Step-By-Step Guide to Creating Freelance Contracts

Here are the steps you’ll need to follow to create a freelance contract and protect your work:

1. Include the Names and Contact Details of Involved Parties

Begin your freelance contract by listing the parties involved. Include your business’s name and address and include the names of any other people who will be working on the project. You’ll also include the name and contact details of your client.

2. Detailed Project Description and Scope

To ensure the scope of the project doesn’t balloon because of additional client requests, your contract should clearly detail the services you’ll provide and it should outline the full scope of the project.

3. List Project Deadlines

Include all the deadlines you’ll need to meet for the project. The job might include multiple milestones you’ll need to meet or there might just be one final deadline by which you’ll need to submit all your work.

4. Outline Terms for Revisions

To protect yourself from endless rounds of revisions requested by the client, include terms in your freelance contract that cover the number of revisions you’ll make before charging the client for any additional changes. It’s common for freelancers to include two or three rounds of revisions in their contracts.

5. Provide Pricing and Rates

List your rates for the project and how you’ll be billing the client, whether it’s based on an hourly rate or a flat fee for the entire project. If you charge by the hour, make sure you include a minimum and maximum work-hour clause to guarantee a certain level of payment for you and to protect your client from paying more than a certain agreed-upon amount for the job.
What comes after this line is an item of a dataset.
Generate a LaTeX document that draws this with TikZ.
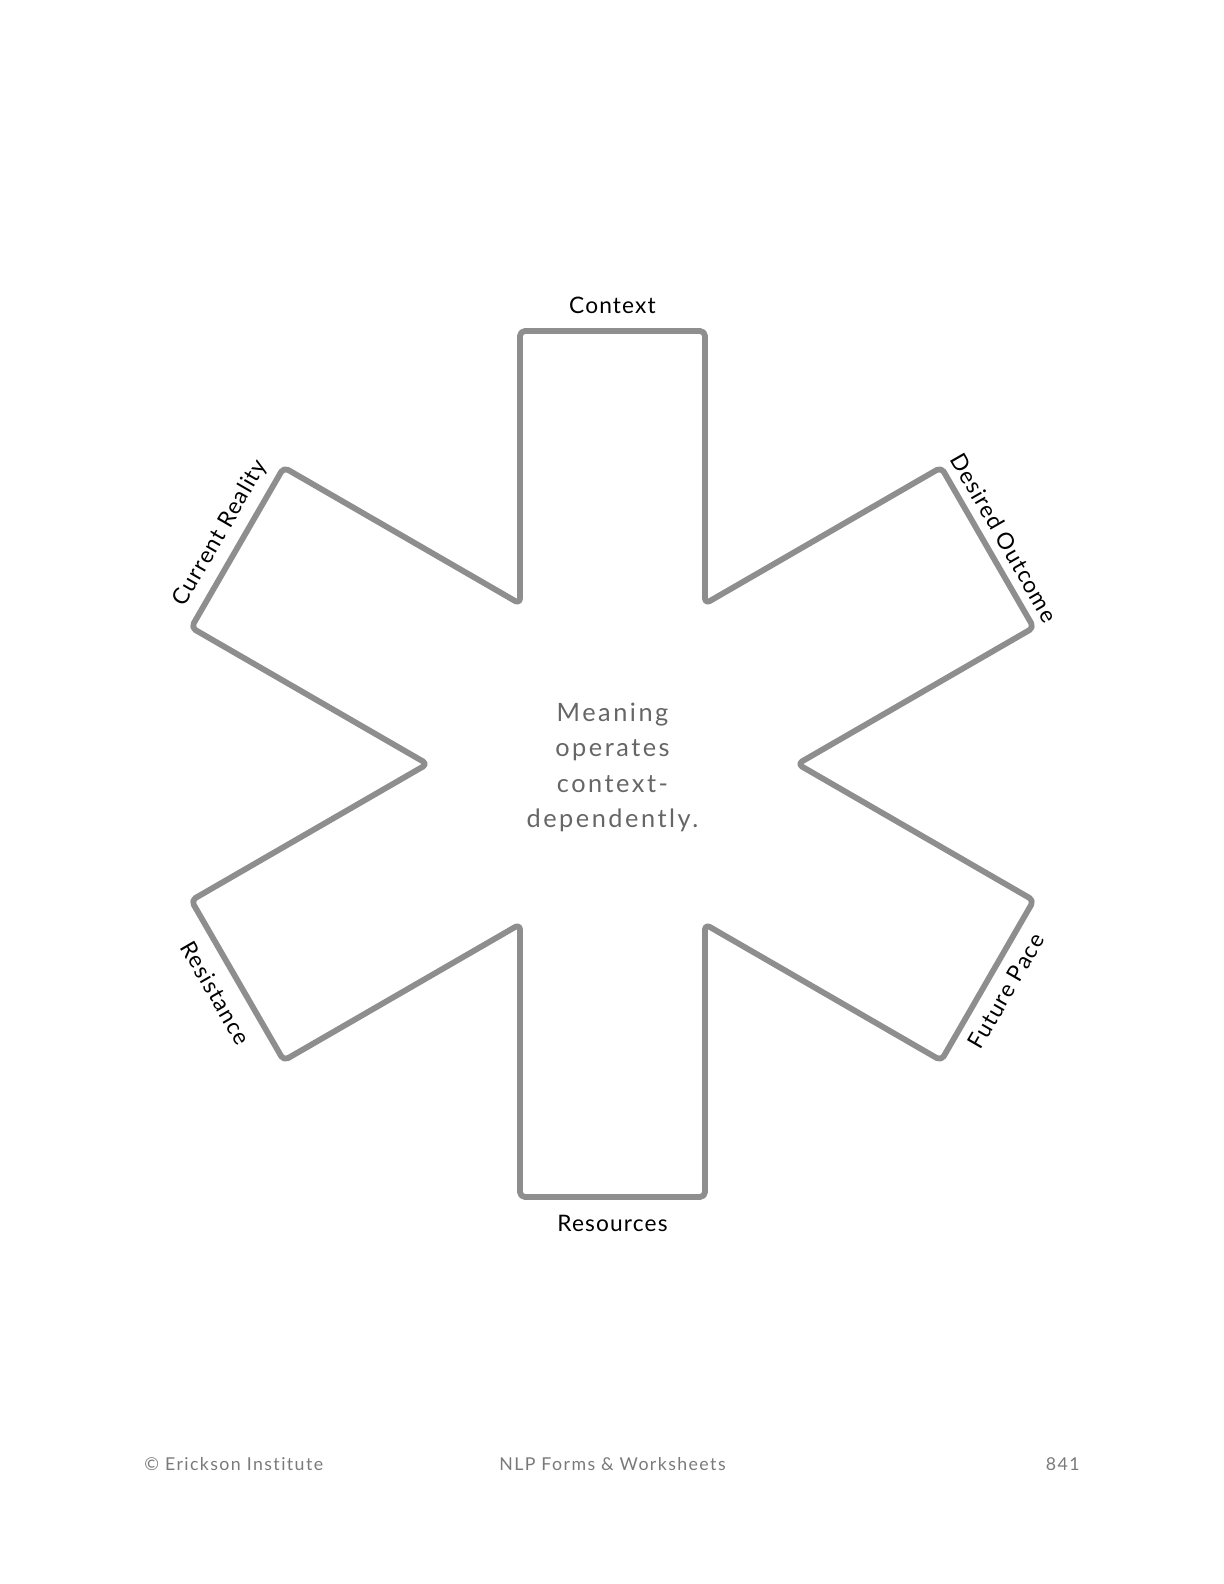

6. List Payment Information

Include a payment schedule with clear deadlines to make sure you get paid on time. You can either agree to installment payments for a steady cash flow throughout the span of the project, or you can agree to an upfront deposit at the start of the contract, with the rest of the payment due when the job is completed. If you’ll charge late fees on past due invoices, include your late fee policy in the contract, as well.

7. Include Cancelation Terms

Make sure you write a kill fee into the contract, so that if your client cancels the project after you’ve started working on it, you’ll still receive some compensation for your work. A kill fee can either be based on the amount of work that’s completed at the time of cancelation, or you can include a flat kill fee, usually anywhere from 25 percent to 50 percent of the total project cost. You’ll also want to include terms that protect you in case you need to cancel the contract for some reason.

8. Provide Copyright Ownership Details

Outline who will own the copyright to the work you complete. For most freelance creatives, such as copywriters, the freelancer will own the copyright to the work until the final payment is received, at which point the copyright transfers to the client.

If you need further assistance creating legally binding freelance contracts for your business, the Freelancers Union offers free, easy-to-use freelance contract templates.